“Making the Most of Clumping and Thresholding for Polygenic Scores”, Florian Privé, Bjarni J. Vilhjálmsson, Hugues Aschard, Michael G. B. Blum2019-05-30 (; backlinks; similar)⁠:

Polygenic prediction has the potential to contribute to precision medicine. Clumping and Thresholding (C+T) is a widely used method to derive polygenic scores. When using C+T, people usually test several p-value thresholds to maximize predictive ability of derived polygenic scores. Along with this p-value threshold, we propose to tune 3 other hyper-parameters for C+T. We implement an efficient way to derive C+T scores corresponding to many different sets of hyper-parameters. For example, you can now derive thousands of different C+T scores for 300K individuals and 1M variants in less than one day. We show that tuning 4 hyper-parameters of C+T consistently improves its predictive performance in both simulations and real data applications as compared to tuning only the p-value threshold.
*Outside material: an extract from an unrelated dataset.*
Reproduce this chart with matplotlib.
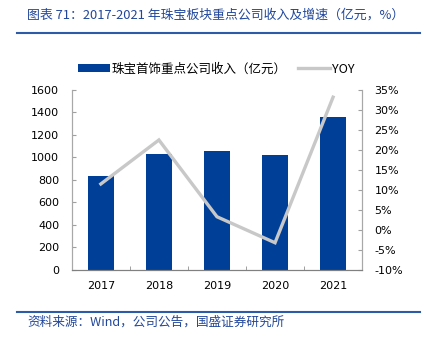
import matplotlib.pyplot as plt
from matplotlib.lines import Line2D
from matplotlib.patches import Patch
from matplotlib.ticker import FuncFormatter

plt.rcParams['font.family'] = ['DejaVu Sans', 'Noto Sans CJK SC']

# 数据
years = ['2017', '2018', '2019', '2020', '2021']
revenue = [838, 1028, 1055, 1025, 1357]      # 亿元
yoy = [11.5, 22.5, 3.3, -3.2, 33.2]          # %

BLUE = '#003F98'
GREY = '#C8C8C8'
TITLE_BLUE = '#22479A'
CJK = ['Noto Sans CJK SC', 'DejaVu Sans']

fig = plt.figure(figsize=(4.25, 3.37), dpi=100)
ax = fig.add_axes([0.169, 0.199, 0.683, 0.534])
ax2 = ax.twinx()

x = list(range(len(years)))
ax.bar(x, revenue, width=0.45, color=BLUE, zorder=2)
ax2.plot(x, yoy, color=GREY, lw=2.4, solid_joinstyle='miter', zorder=3)

ax.set_xlim(-0.5, len(years) - 0.5)
ax.set_ylim(0, 1600)
ax.set_yticks(range(0, 1601, 200))
ax2.set_ylim(-10, 35)
ax2.set_yticks(range(-10, 36, 5))
ax2.yaxis.set_major_formatter(FuncFormatter(lambda v, p: f'{int(v)}%'))

ax.set_xticks(x)
ax.set_xticklabels(years)
ax.set_xticks([i + 0.5 for i in range(-1, len(years))], minor=True)
ax.tick_params(axis='x', which='major', length=0, pad=8, labelsize=8)
ax.tick_params(axis='x', which='minor', direction='in', length=3, color='#909090')
ax.tick_params(axis='y', direction='in', length=3, pad=9, labelsize=8, color='#A0A0A0')
ax2.tick_params(axis='y', direction='in', length=3, pad=9, labelsize=8, color='#A0A0A0')

for a in (ax, ax2):
    a.spines['top'].set_visible(False)
    a.spines['left'].set_color('#A8A8A8')
    a.spines['right'].set_color('#A8A8A8')
    a.spines['bottom'].set_color('#808080')

# 图例
handles = [Patch(facecolor=BLUE, edgecolor='none'),
           Line2D([0], [0], color=GREY, lw=2.4)]
labels = ['珠宝首饰重点公司收入（亿元）', 'YOY']
fig.legend(handles, labels, loc='center', bbox_to_anchor=(0.508, 0.795), ncol=2,
           frameon=False, handlelength=2.6, handleheight=0.6, handletextpad=0.1,
           columnspacing=0.9, prop={'family': CJK, 'size': 9})

# 标题与来源
fig.text(0.064, 0.955, '图表 71：2017-2021 年珠宝板块重点公司收入及增速（亿元，%）',
         color=TITLE_BLUE, fontsize=9.3, family=CJK, style='italic',
         ha='left', va='center')
fig.add_artist(Line2D([0.04, 0.988], [0.902, 0.902], color='#2E5BA8', lw=1.5))
fig.add_artist(Line2D([0.04, 0.988], [0.075, 0.075], color='#2E5BA8', lw=1.5))
fig.text(0.064, 0.045, '资料来源：Wind，公司公告，国盛证券研究所',
         color=TITLE_BLUE, fontsize=9.1, family=CJK, style='italic',
         ha='left', va='center')

fig.savefig('out.png', dpi=100)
Using this grid of computed C+T scores, we further extend C+T with stacking. More precisely, instead of choosing one set of hyper-parameters that maximizes prediction in some training set, we propose to learn an optimal linear combination of all these C+T scores using an efficient penalized regression. We call this method Stacked Clumping and Thresholding (SCT) and show that this makes C+T more flexible. When the training set is large enough, SCT can provide much larger predictive performance as compared to any of the C+T scores individually.